Data block →

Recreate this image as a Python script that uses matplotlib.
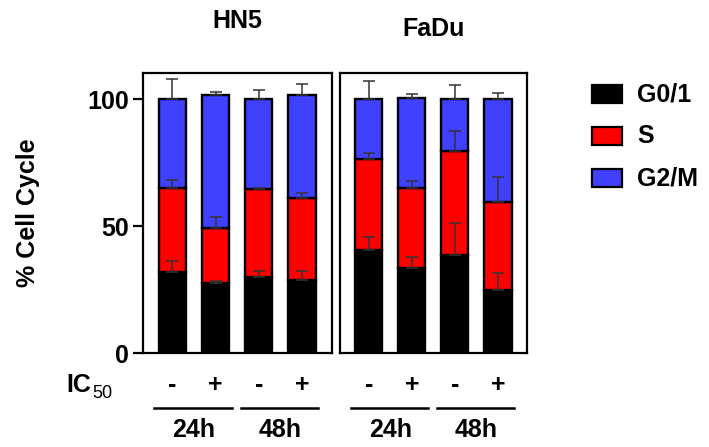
import matplotlib
matplotlib.use("Agg")
import matplotlib.pyplot as plt
from matplotlib.patches import Rectangle

plt.rcParams['font.family'] = ['Liberation Sans', 'DejaVu Sans']
plt.rcParams['font.weight'] = 'bold'

# data (stacked %)
conditions = ['-', '+', '-', '+']
times = ['24h', '48h']
cell_lines = ['HN5', 'FaDu']

hn5_g01 = [32.1, 27.6, 29.9, 28.9]
hn5_s = [32.9, 21.8, 34.7, 32.4]
hn5_g2m = [35.0, 52.3, 35.4, 40.4]
hn5_g01_err = [4.4, 0.9, 2.5, 3.5]
hn5_s_err = [3.2, 4.4, 0.4, 1.9]
hn5_g2m_err = [7.9, 1.3, 3.7, 4.2]

fadu_g01 = [40.7, 33.5, 38.7, 24.9]
fadu_s = [35.7, 31.5, 41.1, 34.8]
fadu_g2m = [23.6, 35.4, 20.2, 40.3]
fadu_g01_err = [5.2, 4.3, 12.7, 6.6]
fadu_s_err = [2.3, 2.9, 7.7, 9.6]
fadu_g2m_err = [7.3, 1.7, 5.6, 2.6]

phase_names = ['G0/1', 'S', 'G2/M']
phase_colors = ['#000000', '#ff0000', '#4040ff']

FS = 18
W, H = 709, 447
fig = plt.figure(figsize=(W / 100, H / 100), dpi=100)


def px_axes(x0, x1, y0, y1):
    # pixel box (top-left origin) -> figure axes
    return fig.add_axes([x0 / W, 1 - y1 / H, (x1 - x0) / W, (y1 - y0) / H])


def draw_panel(ax, g01, s, g2m, errs, title, title_y):
    x = list(range(len(g01)))
    bottom = [0] * len(g01)
    for vals, err, col in zip([g01, s, g2m], errs, phase_colors):
        ax.bar(x, vals, 0.63, bottom=bottom, color=col, edgecolor='black',
               linewidth=1.7, zorder=2)
        tops = [b + v for b, v in zip(bottom, vals)]
        ax.errorbar(x, tops, yerr=[[0] * len(err), err], fmt='none',
                    ecolor='#333333', elinewidth=1.1, capsize=4.5,
                    capthick=1.1, zorder=3)
        bottom = tops
    ax.set_ylim(0, 110.5)
    for sp in ax.spines.values():
        sp.set_linewidth(1.6)
    ax.set_xticks([])
    ax.text(0.5, title_y, title, transform=ax.transAxes, ha='center',
            va='center', fontsize=FS, fontweight='bold')
    trans = ax.get_xaxis_transform()
    for xi, c in zip(x, conditions):
        ax.text(xi, -0.113, c, transform=trans, ha='center', va='center',
                fontsize=FS, fontweight='bold')
    for k, t in enumerate(times):
        a, b = 2 * k, 2 * k + 1
        ax.plot([a - 0.42, b + 0.38], [-0.194, -0.194], transform=trans,
                color='black', lw=1.8, clip_on=False)
        ax.text((a + b) / 2, -0.275, t, transform=trans, ha='center',
                va='center', fontsize=FS, fontweight='bold')


ax1 = px_axes(142.7, 331.7, 72.7, 353.3)
ax1.set_xlim(-0.69, 3.69)
draw_panel(ax1, hn5_g01, hn5_s, hn5_g2m,
           [hn5_g01_err, hn5_s_err, hn5_g2m_err], cell_lines[0], 1.185)
ax1.set_yticks([0, 50, 100])
ax1.tick_params(axis='y', length=7, width=1.6, labelsize=FS, pad=3)
for lab in ax1.get_yticklabels():
    lab.set_fontweight('bold')
ax1.set_ylabel('% Cell Cycle', fontsize=FS, fontweight='bold', labelpad=34)

ax2 = px_axes(340, 526.7, 72.7, 353.3)
ax2.set_xlim(-0.667, 3.667)
draw_panel(ax2, fadu_g01, fadu_s, fadu_g2m,
           [fadu_g01_err, fadu_s_err, fadu_g2m_err], cell_lines[1], 1.155)
ax2.set_yticks([])

# IC50 label
fig.text(91 / W, 1 - 385 / H, 'IC', ha='right', va='center', fontsize=FS,
         fontweight='bold')
fig.text(92 / W, 1 - 393 / H, '50', ha='left', va='center', fontsize=13,
         fontweight='normal')

# legend on the right
for k, (name, col) in enumerate(zip(phase_names, phase_colors)):
    yc = 94 + 42 * k
    fig.patches.append(Rectangle((592 / W, 1 - (yc + 9) / H), 30 / W, 18 / H,
                                 facecolor=col, edgecolor='black',
                                 linewidth=1.6, transform=fig.transFigure))
    fig.text(637 / W, 1 - yc / H, name, ha='left', va='center',
             fontsize=FS, fontweight='bold')

fig.savefig('out.png', dpi=100)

What needs to be done →
Repeat the material above verbatim, with no pictures in the output.

The result →
Recreate this image as a Python script that uses matplotlib.
import matplotlib
matplotlib.use("Agg")
import matplotlib.pyplot as plt
from matplotlib.patches import Rectangle

plt.rcParams['font.family'] = ['Liberation Sans', 'DejaVu Sans']
plt.rcParams['font.weight'] = 'bold'

# data (stacked %)
conditions = ['-', '+', '-', '+']
times = ['24h', '48h']
cell_lines = ['HN5', 'FaDu']

hn5_g01 = [32.1, 27.6, 29.9, 28.9]
hn5_s = [32.9, 21.8, 34.7, 32.4]
hn5_g2m = [35.0, 52.3, 35.4, 40.4]
hn5_g01_err = [4.4, 0.9, 2.5, 3.5]
hn5_s_err = [3.2, 4.4, 0.4, 1.9]
hn5_g2m_err = [7.9, 1.3, 3.7, 4.2]

fadu_g01 = [40.7, 33.5, 38.7, 24.9]
fadu_s = [35.7, 31.5, 41.1, 34.8]
fadu_g2m = [23.6, 35.4, 20.2, 40.3]
fadu_g01_err = [5.2, 4.3, 12.7, 6.6]
fadu_s_err = [2.3, 2.9, 7.7, 9.6]
fadu_g2m_err = [7.3, 1.7, 5.6, 2.6]

phase_names = ['G0/1', 'S', 'G2/M']
phase_colors = ['#000000', '#ff0000', '#4040ff']

FS = 18
W, H = 709, 447
fig = plt.figure(figsize=(W / 100, H / 100), dpi=100)


def px_axes(x0, x1, y0, y1):
    # pixel box (top-left origin) -> figure axes
    return fig.add_axes([x0 / W, 1 - y1 / H, (x1 - x0) / W, (y1 - y0) / H])


def draw_panel(ax, g01, s, g2m, errs, title, title_y):
    x = list(range(len(g01)))
    bottom = [0] * len(g01)
    for vals, err, col in zip([g01, s, g2m], errs, phase_colors):
        ax.bar(x, vals, 0.63, bottom=bottom, color=col, edgecolor='black',
               linewidth=1.7, zorder=2)
        tops = [b + v for b, v in zip(bottom, vals)]
        ax.errorbar(x, tops, yerr=[[0] * len(err), err], fmt='none',
                    ecolor='#333333', elinewidth=1.1, capsize=4.5,
                    capthick=1.1, zorder=3)
        bottom = tops
    ax.set_ylim(0, 110.5)
    for sp in ax.spines.values():
        sp.set_linewidth(1.6)
    ax.set_xticks([])
    ax.text(0.5, title_y, title, transform=ax.transAxes, ha='center',
            va='center', fontsize=FS, fontweight='bold')
    trans = ax.get_xaxis_transform()
    for xi, c in zip(x, conditions):
        ax.text(xi, -0.113, c, transform=trans, ha='center', va='center',
                fontsize=FS, fontweight='bold')
    for k, t in enumerate(times):
        a, b = 2 * k, 2 * k + 1
        ax.plot([a - 0.42, b + 0.38], [-0.194, -0.194], transform=trans,
                color='black', lw=1.8, clip_on=False)
        ax.text((a + b) / 2, -0.275, t, transform=trans, ha='center',
                va='center', fontsize=FS, fontweight='bold')


ax1 = px_axes(142.7, 331.7, 72.7, 353.3)
ax1.set_xlim(-0.69, 3.69)
draw_panel(ax1, hn5_g01, hn5_s, hn5_g2m,
           [hn5_g01_err, hn5_s_err, hn5_g2m_err], cell_lines[0], 1.185)
ax1.set_yticks([0, 50, 100])
ax1.tick_params(axis='y', length=7, width=1.6, labelsize=FS, pad=3)
for lab in ax1.get_yticklabels():
    lab.set_fontweight('bold')
ax1.set_ylabel('% Cell Cycle', fontsize=FS, fontweight='bold', labelpad=34)

ax2 = px_axes(340, 526.7, 72.7, 353.3)
ax2.set_xlim(-0.667, 3.667)
draw_panel(ax2, fadu_g01, fadu_s, fadu_g2m,
           [fadu_g01_err, fadu_s_err, fadu_g2m_err], cell_lines[1], 1.155)
ax2.set_yticks([])

# IC50 label
fig.text(91 / W, 1 - 385 / H, 'IC', ha='right', va='center', fontsize=FS,
         fontweight='bold')
fig.text(92 / W, 1 - 393 / H, '50', ha='left', va='center', fontsize=13,
         fontweight='normal')

# legend on the right
for k, (name, col) in enumerate(zip(phase_names, phase_colors)):
    yc = 94 + 42 * k
    fig.patches.append(Rectangle((592 / W, 1 - (yc + 9) / H), 30 / W, 18 / H,
                                 facecolor=col, edgecolor='black',
                                 linewidth=1.6, transform=fig.transFigure))
    fig.text(637 / W, 1 - yc / H, name, ha='left', va='center',
             fontsize=FS, fontweight='bold')

fig.savefig('out.png', dpi=100)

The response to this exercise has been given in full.